----- RECORDS PROVIDED

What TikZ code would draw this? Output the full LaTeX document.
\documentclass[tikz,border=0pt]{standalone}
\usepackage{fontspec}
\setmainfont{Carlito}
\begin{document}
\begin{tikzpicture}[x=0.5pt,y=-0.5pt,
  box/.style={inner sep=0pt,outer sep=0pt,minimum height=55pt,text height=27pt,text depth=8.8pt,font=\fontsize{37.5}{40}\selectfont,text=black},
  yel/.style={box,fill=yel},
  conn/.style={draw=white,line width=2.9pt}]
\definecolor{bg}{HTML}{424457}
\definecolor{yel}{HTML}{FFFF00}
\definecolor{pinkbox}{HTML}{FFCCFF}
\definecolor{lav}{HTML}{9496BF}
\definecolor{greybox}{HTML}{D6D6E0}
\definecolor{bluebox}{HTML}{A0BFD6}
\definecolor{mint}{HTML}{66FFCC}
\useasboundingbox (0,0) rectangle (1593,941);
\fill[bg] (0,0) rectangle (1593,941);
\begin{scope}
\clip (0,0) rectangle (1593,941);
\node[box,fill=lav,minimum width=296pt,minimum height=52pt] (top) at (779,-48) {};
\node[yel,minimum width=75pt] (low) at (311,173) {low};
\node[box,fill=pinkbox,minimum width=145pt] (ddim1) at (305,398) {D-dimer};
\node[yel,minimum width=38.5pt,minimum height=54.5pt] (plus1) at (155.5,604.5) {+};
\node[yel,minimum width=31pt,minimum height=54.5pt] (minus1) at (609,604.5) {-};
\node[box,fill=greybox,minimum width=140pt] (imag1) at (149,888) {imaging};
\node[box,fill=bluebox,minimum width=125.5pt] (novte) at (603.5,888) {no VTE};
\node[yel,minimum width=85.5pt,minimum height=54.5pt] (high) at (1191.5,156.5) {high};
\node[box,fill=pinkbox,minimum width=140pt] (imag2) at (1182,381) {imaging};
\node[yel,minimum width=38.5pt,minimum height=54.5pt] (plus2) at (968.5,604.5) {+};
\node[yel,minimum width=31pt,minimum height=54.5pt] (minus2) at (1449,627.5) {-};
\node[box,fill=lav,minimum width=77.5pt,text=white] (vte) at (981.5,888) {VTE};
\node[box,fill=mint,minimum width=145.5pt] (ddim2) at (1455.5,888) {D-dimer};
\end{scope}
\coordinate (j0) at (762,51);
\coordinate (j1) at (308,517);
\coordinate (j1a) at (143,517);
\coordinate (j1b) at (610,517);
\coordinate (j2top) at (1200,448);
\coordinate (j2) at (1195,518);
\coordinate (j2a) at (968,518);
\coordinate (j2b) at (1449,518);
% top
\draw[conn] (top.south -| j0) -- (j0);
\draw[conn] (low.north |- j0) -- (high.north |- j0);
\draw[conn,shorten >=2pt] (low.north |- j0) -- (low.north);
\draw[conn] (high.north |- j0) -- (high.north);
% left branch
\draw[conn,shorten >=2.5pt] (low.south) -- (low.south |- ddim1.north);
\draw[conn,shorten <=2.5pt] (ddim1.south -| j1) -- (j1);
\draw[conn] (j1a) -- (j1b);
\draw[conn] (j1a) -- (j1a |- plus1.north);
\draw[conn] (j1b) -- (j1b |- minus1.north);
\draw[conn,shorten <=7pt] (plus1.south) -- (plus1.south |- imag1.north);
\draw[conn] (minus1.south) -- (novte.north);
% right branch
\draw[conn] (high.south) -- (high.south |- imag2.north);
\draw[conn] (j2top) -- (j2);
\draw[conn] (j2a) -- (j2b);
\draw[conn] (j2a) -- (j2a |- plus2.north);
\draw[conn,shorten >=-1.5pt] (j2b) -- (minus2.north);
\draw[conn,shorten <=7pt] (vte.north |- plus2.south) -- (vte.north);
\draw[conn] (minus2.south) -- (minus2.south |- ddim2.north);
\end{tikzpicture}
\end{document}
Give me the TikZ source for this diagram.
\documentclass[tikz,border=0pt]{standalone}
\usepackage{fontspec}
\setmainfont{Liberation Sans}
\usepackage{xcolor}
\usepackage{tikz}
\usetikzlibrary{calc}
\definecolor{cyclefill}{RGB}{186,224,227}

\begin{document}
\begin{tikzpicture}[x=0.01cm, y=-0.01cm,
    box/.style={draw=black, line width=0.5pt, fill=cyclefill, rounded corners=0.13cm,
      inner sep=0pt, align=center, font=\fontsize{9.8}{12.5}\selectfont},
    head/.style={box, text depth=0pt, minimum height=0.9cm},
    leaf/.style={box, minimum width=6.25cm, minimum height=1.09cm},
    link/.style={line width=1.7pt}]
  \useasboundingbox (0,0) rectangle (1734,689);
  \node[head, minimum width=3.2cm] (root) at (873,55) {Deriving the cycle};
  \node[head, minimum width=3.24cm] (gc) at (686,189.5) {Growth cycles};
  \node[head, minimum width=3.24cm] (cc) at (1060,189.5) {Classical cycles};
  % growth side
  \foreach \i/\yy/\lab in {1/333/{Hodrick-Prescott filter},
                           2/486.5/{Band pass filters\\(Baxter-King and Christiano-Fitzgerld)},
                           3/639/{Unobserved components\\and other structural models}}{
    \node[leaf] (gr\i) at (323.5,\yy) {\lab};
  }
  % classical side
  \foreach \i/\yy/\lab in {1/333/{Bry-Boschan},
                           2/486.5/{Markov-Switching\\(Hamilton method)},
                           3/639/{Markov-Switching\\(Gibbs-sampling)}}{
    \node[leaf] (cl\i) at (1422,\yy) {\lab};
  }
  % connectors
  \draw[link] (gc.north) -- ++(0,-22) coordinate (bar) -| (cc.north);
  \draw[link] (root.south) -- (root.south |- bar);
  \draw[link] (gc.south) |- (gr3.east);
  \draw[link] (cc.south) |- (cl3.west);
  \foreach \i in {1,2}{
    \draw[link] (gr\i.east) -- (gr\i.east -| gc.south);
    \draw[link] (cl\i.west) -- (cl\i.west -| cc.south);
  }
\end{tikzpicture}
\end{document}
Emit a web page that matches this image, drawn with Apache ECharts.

----------

### GOAL:
Give all of the entries again, word for word.

### RESULT:
What TikZ code would draw this? Output the full LaTeX document.
\documentclass[tikz,border=0pt]{standalone}
\usepackage{fontspec}
\setmainfont{Carlito}
\begin{document}
\begin{tikzpicture}[x=0.5pt,y=-0.5pt,
  box/.style={inner sep=0pt,outer sep=0pt,minimum height=55pt,text height=27pt,text depth=8.8pt,font=\fontsize{37.5}{40}\selectfont,text=black},
  yel/.style={box,fill=yel},
  conn/.style={draw=white,line width=2.9pt}]
\definecolor{bg}{HTML}{424457}
\definecolor{yel}{HTML}{FFFF00}
\definecolor{pinkbox}{HTML}{FFCCFF}
\definecolor{lav}{HTML}{9496BF}
\definecolor{greybox}{HTML}{D6D6E0}
\definecolor{bluebox}{HTML}{A0BFD6}
\definecolor{mint}{HTML}{66FFCC}
\useasboundingbox (0,0) rectangle (1593,941);
\fill[bg] (0,0) rectangle (1593,941);
\begin{scope}
\clip (0,0) rectangle (1593,941);
\node[box,fill=lav,minimum width=296pt,minimum height=52pt] (top) at (779,-48) {};
\node[yel,minimum width=75pt] (low) at (311,173) {low};
\node[box,fill=pinkbox,minimum width=145pt] (ddim1) at (305,398) {D-dimer};
\node[yel,minimum width=38.5pt,minimum height=54.5pt] (plus1) at (155.5,604.5) {+};
\node[yel,minimum width=31pt,minimum height=54.5pt] (minus1) at (609,604.5) {-};
\node[box,fill=greybox,minimum width=140pt] (imag1) at (149,888) {imaging};
\node[box,fill=bluebox,minimum width=125.5pt] (novte) at (603.5,888) {no VTE};
\node[yel,minimum width=85.5pt,minimum height=54.5pt] (high) at (1191.5,156.5) {high};
\node[box,fill=pinkbox,minimum width=140pt] (imag2) at (1182,381) {imaging};
\node[yel,minimum width=38.5pt,minimum height=54.5pt] (plus2) at (968.5,604.5) {+};
\node[yel,minimum width=31pt,minimum height=54.5pt] (minus2) at (1449,627.5) {-};
\node[box,fill=lav,minimum width=77.5pt,text=white] (vte) at (981.5,888) {VTE};
\node[box,fill=mint,minimum width=145.5pt] (ddim2) at (1455.5,888) {D-dimer};
\end{scope}
\coordinate (j0) at (762,51);
\coordinate (j1) at (308,517);
\coordinate (j1a) at (143,517);
\coordinate (j1b) at (610,517);
\coordinate (j2top) at (1200,448);
\coordinate (j2) at (1195,518);
\coordinate (j2a) at (968,518);
\coordinate (j2b) at (1449,518);
% top
\draw[conn] (top.south -| j0) -- (j0);
\draw[conn] (low.north |- j0) -- (high.north |- j0);
\draw[conn,shorten >=2pt] (low.north |- j0) -- (low.north);
\draw[conn] (high.north |- j0) -- (high.north);
% left branch
\draw[conn,shorten >=2.5pt] (low.south) -- (low.south |- ddim1.north);
\draw[conn,shorten <=2.5pt] (ddim1.south -| j1) -- (j1);
\draw[conn] (j1a) -- (j1b);
\draw[conn] (j1a) -- (j1a |- plus1.north);
\draw[conn] (j1b) -- (j1b |- minus1.north);
\draw[conn,shorten <=7pt] (plus1.south) -- (plus1.south |- imag1.north);
\draw[conn] (minus1.south) -- (novte.north);
% right branch
\draw[conn] (high.south) -- (high.south |- imag2.north);
\draw[conn] (j2top) -- (j2);
\draw[conn] (j2a) -- (j2b);
\draw[conn] (j2a) -- (j2a |- plus2.north);
\draw[conn,shorten >=-1.5pt] (j2b) -- (minus2.north);
\draw[conn,shorten <=7pt] (vte.north |- plus2.south) -- (vte.north);
\draw[conn] (minus2.south) -- (minus2.south |- ddim2.north);
\end{tikzpicture}
\end{document}
Give me the TikZ source for this diagram.
\documentclass[tikz,border=0pt]{standalone}
\usepackage{fontspec}
\setmainfont{Liberation Sans}
\usepackage{xcolor}
\usepackage{tikz}
\usetikzlibrary{calc}
\definecolor{cyclefill}{RGB}{186,224,227}

\begin{document}
\begin{tikzpicture}[x=0.01cm, y=-0.01cm,
    box/.style={draw=black, line width=0.5pt, fill=cyclefill, rounded corners=0.13cm,
      inner sep=0pt, align=center, font=\fontsize{9.8}{12.5}\selectfont},
    head/.style={box, text depth=0pt, minimum height=0.9cm},
    leaf/.style={box, minimum width=6.25cm, minimum height=1.09cm},
    link/.style={line width=1.7pt}]
  \useasboundingbox (0,0) rectangle (1734,689);
  \node[head, minimum width=3.2cm] (root) at (873,55) {Deriving the cycle};
  \node[head, minimum width=3.24cm] (gc) at (686,189.5) {Growth cycles};
  \node[head, minimum width=3.24cm] (cc) at (1060,189.5) {Classical cycles};
  % growth side
  \foreach \i/\yy/\lab in {1/333/{Hodrick-Prescott filter},
                           2/486.5/{Band pass filters\\(Baxter-King and Christiano-Fitzgerld)},
                           3/639/{Unobserved components\\and other structural models}}{
    \node[leaf] (gr\i) at (323.5,\yy) {\lab};
  }
  % classical side
  \foreach \i/\yy/\lab in {1/333/{Bry-Boschan},
                           2/486.5/{Markov-Switching\\(Hamilton method)},
                           3/639/{Markov-Switching\\(Gibbs-sampling)}}{
    \node[leaf] (cl\i) at (1422,\yy) {\lab};
  }
  % connectors
  \draw[link] (gc.north) -- ++(0,-22) coordinate (bar) -| (cc.north);
  \draw[link] (root.south) -- (root.south |- bar);
  \draw[link] (gc.south) |- (gr3.east);
  \draw[link] (cc.south) |- (cl3.west);
  \foreach \i in {1,2}{
    \draw[link] (gr\i.east) -- (gr\i.east -| gc.south);
    \draw[link] (cl\i.west) -- (cl\i.west -| cc.south);
  }
\end{tikzpicture}
\end{document}
Emit a web page that matches this image, drawn with Apache ECharts.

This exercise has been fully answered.